◆ **Given information**
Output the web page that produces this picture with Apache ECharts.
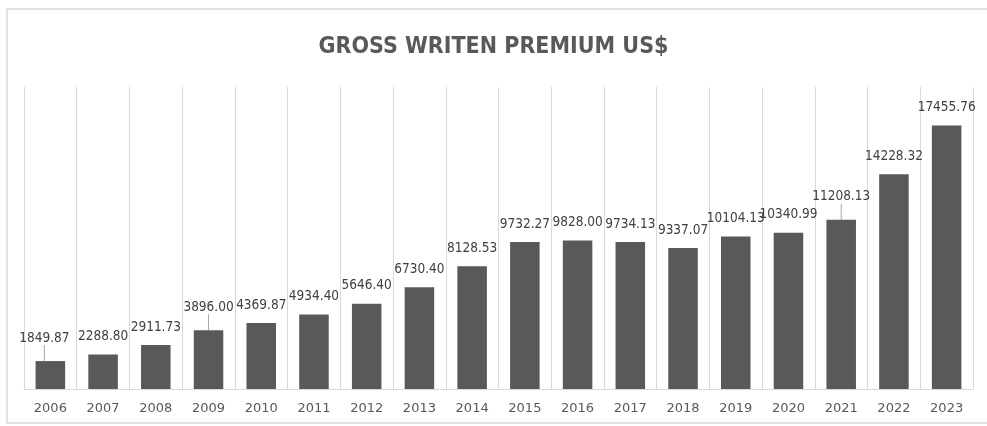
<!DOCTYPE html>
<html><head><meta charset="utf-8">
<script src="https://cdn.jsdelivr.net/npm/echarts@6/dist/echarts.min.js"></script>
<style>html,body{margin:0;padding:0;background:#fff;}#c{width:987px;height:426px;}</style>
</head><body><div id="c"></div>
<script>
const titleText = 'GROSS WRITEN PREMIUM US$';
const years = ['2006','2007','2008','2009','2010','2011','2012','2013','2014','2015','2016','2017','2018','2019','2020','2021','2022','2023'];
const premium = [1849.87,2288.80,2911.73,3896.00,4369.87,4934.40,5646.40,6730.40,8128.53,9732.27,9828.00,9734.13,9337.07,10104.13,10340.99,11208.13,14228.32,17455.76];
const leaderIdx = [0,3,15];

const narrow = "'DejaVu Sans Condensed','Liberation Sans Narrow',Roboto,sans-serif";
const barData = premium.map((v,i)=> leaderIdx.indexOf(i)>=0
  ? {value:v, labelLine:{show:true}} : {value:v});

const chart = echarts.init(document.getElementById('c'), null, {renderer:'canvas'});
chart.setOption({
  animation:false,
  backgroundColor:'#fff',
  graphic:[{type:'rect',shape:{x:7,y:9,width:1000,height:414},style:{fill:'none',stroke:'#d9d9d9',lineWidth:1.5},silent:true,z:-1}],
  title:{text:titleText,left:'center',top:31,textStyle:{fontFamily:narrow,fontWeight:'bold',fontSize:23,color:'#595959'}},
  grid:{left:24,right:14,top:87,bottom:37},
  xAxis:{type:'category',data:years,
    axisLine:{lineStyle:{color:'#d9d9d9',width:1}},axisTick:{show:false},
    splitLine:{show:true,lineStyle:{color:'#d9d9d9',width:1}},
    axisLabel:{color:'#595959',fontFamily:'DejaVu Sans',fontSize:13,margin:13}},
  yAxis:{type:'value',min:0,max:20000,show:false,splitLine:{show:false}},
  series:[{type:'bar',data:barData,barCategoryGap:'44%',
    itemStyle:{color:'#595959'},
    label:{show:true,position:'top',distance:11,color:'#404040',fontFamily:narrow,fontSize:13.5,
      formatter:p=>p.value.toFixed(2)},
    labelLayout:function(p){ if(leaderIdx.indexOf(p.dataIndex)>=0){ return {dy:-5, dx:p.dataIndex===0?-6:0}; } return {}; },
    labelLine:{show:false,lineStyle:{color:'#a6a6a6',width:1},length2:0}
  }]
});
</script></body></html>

◆ **Work to complete**
Transcribe each line above verbatim, with the pictures left out.

◆ **Response to the task**
Output the web page that produces this picture with Apache ECharts.
<!DOCTYPE html>
<html><head><meta charset="utf-8">
<script src="https://cdn.jsdelivr.net/npm/echarts@6/dist/echarts.min.js"></script>
<style>html,body{margin:0;padding:0;background:#fff;}#c{width:987px;height:426px;}</style>
</head><body><div id="c"></div>
<script>
const titleText = 'GROSS WRITEN PREMIUM US$';
const years = ['2006','2007','2008','2009','2010','2011','2012','2013','2014','2015','2016','2017','2018','2019','2020','2021','2022','2023'];
const premium = [1849.87,2288.80,2911.73,3896.00,4369.87,4934.40,5646.40,6730.40,8128.53,9732.27,9828.00,9734.13,9337.07,10104.13,10340.99,11208.13,14228.32,17455.76];
const leaderIdx = [0,3,15];

const narrow = "'DejaVu Sans Condensed','Liberation Sans Narrow',Roboto,sans-serif";
const barData = premium.map((v,i)=> leaderIdx.indexOf(i)>=0
  ? {value:v, labelLine:{show:true}} : {value:v});

const chart = echarts.init(document.getElementById('c'), null, {renderer:'canvas'});
chart.setOption({
  animation:false,
  backgroundColor:'#fff',
  graphic:[{type:'rect',shape:{x:7,y:9,width:1000,height:414},style:{fill:'none',stroke:'#d9d9d9',lineWidth:1.5},silent:true,z:-1}],
  title:{text:titleText,left:'center',top:31,textStyle:{fontFamily:narrow,fontWeight:'bold',fontSize:23,color:'#595959'}},
  grid:{left:24,right:14,top:87,bottom:37},
  xAxis:{type:'category',data:years,
    axisLine:{lineStyle:{color:'#d9d9d9',width:1}},axisTick:{show:false},
    splitLine:{show:true,lineStyle:{color:'#d9d9d9',width:1}},
    axisLabel:{color:'#595959',fontFamily:'DejaVu Sans',fontSize:13,margin:13}},
  yAxis:{type:'value',min:0,max:20000,show:false,splitLine:{show:false}},
  series:[{type:'bar',data:barData,barCategoryGap:'44%',
    itemStyle:{color:'#595959'},
    label:{show:true,position:'top',distance:11,color:'#404040',fontFamily:narrow,fontSize:13.5,
      formatter:p=>p.value.toFixed(2)},
    labelLayout:function(p){ if(leaderIdx.indexOf(p.dataIndex)>=0){ return {dy:-5, dx:p.dataIndex===0?-6:0}; } return {}; },
    labelLine:{show:false,lineStyle:{color:'#a6a6a6',width:1},length2:0}
  }]
});
</script></body></html>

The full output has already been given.